18.3.6 List Operators ([] and [^])

Lists, also called bracket expressions, are a set of one or more items. An item is a character, a collating symbol, an equivalence class expression, a character class expression, or a range expression. The syntax bits affect which kinds of items you can put in a list. We explain the last four items in subsections below. Empty lists are invalid.

A matching list matches a single character represented by one of the list items. You form a matching list by enclosing one or more items within an open-matching-list operator (represented by ‘[’) and a close-list operator (represented by ‘]’).

For example, ‘[ab]’ matches either ‘a’ or ‘b’. ‘[ad]*’ matches the empty string and any string composed of just ‘a’s and ‘d’s in any order. Regex considers invalid a regular expression with a ‘[’ but no matching ‘]’.

Nonmatching lists are similar to matching lists except that they match a single character not represented by one of the list items. You use an open-nonmatching-list operator (represented by ‘[^4) instead of an open-matching-list operator to start a nonmatching list.

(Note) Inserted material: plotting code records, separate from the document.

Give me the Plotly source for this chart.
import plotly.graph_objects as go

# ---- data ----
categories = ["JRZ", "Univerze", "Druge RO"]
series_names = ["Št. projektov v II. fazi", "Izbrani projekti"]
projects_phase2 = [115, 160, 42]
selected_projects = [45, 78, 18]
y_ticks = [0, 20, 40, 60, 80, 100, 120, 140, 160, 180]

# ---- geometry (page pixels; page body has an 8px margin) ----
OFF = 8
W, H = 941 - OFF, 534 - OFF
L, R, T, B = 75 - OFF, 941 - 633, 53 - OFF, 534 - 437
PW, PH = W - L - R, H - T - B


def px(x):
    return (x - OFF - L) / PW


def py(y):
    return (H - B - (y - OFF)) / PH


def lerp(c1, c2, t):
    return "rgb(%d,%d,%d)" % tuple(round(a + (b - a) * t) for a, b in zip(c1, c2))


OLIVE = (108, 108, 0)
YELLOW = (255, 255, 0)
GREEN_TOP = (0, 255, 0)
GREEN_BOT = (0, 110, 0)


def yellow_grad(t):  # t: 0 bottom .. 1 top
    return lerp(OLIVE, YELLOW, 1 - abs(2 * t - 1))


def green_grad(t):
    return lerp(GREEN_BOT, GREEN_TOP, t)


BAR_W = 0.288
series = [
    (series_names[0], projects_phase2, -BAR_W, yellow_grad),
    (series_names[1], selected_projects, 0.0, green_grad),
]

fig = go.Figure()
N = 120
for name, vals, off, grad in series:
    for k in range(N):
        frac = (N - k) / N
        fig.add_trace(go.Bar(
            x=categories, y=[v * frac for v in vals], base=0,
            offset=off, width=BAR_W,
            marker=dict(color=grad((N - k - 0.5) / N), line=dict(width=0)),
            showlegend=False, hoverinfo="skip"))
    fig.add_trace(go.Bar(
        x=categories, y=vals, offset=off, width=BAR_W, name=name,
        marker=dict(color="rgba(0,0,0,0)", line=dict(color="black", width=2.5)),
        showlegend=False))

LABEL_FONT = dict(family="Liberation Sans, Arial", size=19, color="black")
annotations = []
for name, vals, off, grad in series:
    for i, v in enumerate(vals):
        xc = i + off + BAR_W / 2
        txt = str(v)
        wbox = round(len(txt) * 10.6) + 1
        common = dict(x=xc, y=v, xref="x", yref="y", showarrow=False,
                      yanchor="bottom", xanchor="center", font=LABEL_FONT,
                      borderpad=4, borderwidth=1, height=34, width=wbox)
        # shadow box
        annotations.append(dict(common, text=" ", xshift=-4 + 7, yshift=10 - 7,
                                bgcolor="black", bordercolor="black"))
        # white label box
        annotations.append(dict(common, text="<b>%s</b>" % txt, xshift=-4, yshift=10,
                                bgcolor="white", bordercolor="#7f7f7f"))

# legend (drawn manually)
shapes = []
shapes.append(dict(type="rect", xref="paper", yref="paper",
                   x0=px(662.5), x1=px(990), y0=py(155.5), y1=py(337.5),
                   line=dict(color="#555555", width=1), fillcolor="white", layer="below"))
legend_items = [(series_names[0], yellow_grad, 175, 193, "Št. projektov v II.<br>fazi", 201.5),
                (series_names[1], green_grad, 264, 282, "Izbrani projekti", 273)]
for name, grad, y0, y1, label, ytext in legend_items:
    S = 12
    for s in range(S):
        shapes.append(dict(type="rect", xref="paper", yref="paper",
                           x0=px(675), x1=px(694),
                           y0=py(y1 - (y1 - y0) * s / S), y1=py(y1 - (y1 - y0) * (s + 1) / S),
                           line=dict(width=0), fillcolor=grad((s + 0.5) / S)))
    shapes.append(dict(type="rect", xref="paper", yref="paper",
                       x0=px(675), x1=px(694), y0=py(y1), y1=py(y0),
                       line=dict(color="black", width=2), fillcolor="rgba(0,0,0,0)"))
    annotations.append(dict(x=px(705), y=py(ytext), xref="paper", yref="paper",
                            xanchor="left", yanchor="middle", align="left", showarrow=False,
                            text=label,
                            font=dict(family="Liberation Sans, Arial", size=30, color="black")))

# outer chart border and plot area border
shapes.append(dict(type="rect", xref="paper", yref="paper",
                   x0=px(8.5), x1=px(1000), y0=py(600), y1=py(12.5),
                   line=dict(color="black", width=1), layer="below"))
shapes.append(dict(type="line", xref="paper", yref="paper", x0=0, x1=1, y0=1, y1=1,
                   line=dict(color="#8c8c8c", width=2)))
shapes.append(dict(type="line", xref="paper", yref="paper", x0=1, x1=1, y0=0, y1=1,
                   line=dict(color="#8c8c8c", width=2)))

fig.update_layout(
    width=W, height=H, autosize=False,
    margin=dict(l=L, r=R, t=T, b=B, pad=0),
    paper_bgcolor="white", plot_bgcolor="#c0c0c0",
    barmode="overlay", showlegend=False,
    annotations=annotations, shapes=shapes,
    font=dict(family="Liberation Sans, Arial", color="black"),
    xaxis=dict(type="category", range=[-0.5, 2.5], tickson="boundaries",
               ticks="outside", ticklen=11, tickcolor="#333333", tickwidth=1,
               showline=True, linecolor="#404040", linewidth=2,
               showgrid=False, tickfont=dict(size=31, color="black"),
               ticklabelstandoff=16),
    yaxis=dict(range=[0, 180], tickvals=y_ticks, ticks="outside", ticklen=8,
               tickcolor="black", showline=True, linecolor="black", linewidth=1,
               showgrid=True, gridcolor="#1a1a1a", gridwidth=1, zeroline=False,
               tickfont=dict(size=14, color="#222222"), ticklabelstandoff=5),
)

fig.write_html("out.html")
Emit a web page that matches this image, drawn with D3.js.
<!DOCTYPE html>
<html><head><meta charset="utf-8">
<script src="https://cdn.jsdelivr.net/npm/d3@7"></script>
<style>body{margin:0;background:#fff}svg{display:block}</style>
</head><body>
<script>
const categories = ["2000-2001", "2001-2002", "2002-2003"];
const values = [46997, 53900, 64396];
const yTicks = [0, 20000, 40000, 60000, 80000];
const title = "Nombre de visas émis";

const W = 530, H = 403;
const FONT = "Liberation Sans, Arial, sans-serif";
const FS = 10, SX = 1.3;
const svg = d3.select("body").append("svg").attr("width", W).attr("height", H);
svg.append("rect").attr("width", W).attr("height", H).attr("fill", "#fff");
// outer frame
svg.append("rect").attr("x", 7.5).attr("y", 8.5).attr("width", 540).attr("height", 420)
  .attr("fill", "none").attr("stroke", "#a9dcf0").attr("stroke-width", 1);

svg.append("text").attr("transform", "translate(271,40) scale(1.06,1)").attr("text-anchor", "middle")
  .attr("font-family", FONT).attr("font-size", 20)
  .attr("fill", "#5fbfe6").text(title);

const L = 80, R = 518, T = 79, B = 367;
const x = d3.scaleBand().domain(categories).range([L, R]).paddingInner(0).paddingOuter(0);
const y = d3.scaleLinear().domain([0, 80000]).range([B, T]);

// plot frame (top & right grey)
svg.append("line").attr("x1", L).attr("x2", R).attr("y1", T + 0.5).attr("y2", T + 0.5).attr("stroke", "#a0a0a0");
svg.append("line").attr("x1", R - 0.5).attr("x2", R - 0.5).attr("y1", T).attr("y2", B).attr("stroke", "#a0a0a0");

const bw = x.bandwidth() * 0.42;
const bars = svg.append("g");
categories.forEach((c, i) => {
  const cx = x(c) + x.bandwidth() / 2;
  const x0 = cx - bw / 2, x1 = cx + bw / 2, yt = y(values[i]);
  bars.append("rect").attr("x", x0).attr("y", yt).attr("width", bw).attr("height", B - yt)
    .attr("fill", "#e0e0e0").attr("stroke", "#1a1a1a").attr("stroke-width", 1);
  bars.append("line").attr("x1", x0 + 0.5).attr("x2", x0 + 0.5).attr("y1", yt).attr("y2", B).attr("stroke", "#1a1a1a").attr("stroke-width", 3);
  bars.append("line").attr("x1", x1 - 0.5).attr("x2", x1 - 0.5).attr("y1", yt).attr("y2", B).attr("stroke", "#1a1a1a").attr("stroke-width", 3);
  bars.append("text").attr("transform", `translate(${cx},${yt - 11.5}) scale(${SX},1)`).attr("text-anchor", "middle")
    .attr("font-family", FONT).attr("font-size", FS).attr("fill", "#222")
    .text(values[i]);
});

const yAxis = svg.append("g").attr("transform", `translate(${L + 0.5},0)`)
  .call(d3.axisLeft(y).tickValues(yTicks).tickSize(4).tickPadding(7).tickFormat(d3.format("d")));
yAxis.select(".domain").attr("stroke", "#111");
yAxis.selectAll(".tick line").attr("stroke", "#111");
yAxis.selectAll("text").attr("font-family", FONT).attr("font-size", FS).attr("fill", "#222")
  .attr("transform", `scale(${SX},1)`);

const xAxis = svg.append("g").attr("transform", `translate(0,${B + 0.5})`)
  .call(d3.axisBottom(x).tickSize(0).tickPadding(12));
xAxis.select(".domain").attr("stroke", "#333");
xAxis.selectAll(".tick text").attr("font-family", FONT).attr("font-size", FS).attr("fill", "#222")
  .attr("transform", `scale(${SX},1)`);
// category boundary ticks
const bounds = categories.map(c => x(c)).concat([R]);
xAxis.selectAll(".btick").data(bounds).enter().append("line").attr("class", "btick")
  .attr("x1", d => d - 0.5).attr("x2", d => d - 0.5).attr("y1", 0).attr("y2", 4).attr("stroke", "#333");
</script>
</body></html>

For example, ‘[^ab]’ matches any character except ‘a’ or ‘b’.

If the syntax bit RE_HAT_LISTS_NOT_NEWLINE is set, then nonmatching lists do not match a newline.

Most characters lose any special meaning inside a list. The special characters inside a list follow.

]

ends the list if it’s not the first list item. So, if you want to make the ‘]’ character a list item, you must put it first.

\

quotes the next character if the syntax bit RE_BACKSLASH_ESCAPE_IN_LISTS is set.

[.

represents the open-collating-symbol operator (see Collating Symbol Operators ([..])).

.]

represents the close-collating-symbol operator.

[=

represents the open-equivalence-class operator (see Equivalence Class Operators ([==])).

=]

represents the close-equivalence-class operator.

[:

represents the open-character-class operator (see Character Class Operators ([::])) if the syntax bit RE_CHAR_CLASSES is set and what follows is a valid character class expression.

:]

represents the close-character-class operator if the syntax bit RE_CHAR_CLASSES is set and what precedes it is an open-character-class operator followed by a valid character class name.

-

represents the range operator (see The Range Operator (-)) if it’s not first or last in a list or the ending point of a range.

All other characters are ordinary. For example, ‘[.*]’ matches ‘.’ and ‘*’.


Footnotes

(4)

Regex therefore doesn’t consider the ‘^’ to be the first character in the list. If you put a ‘^’ character first in (what you think is) a matching list, you’ll turn it into a nonmatching list.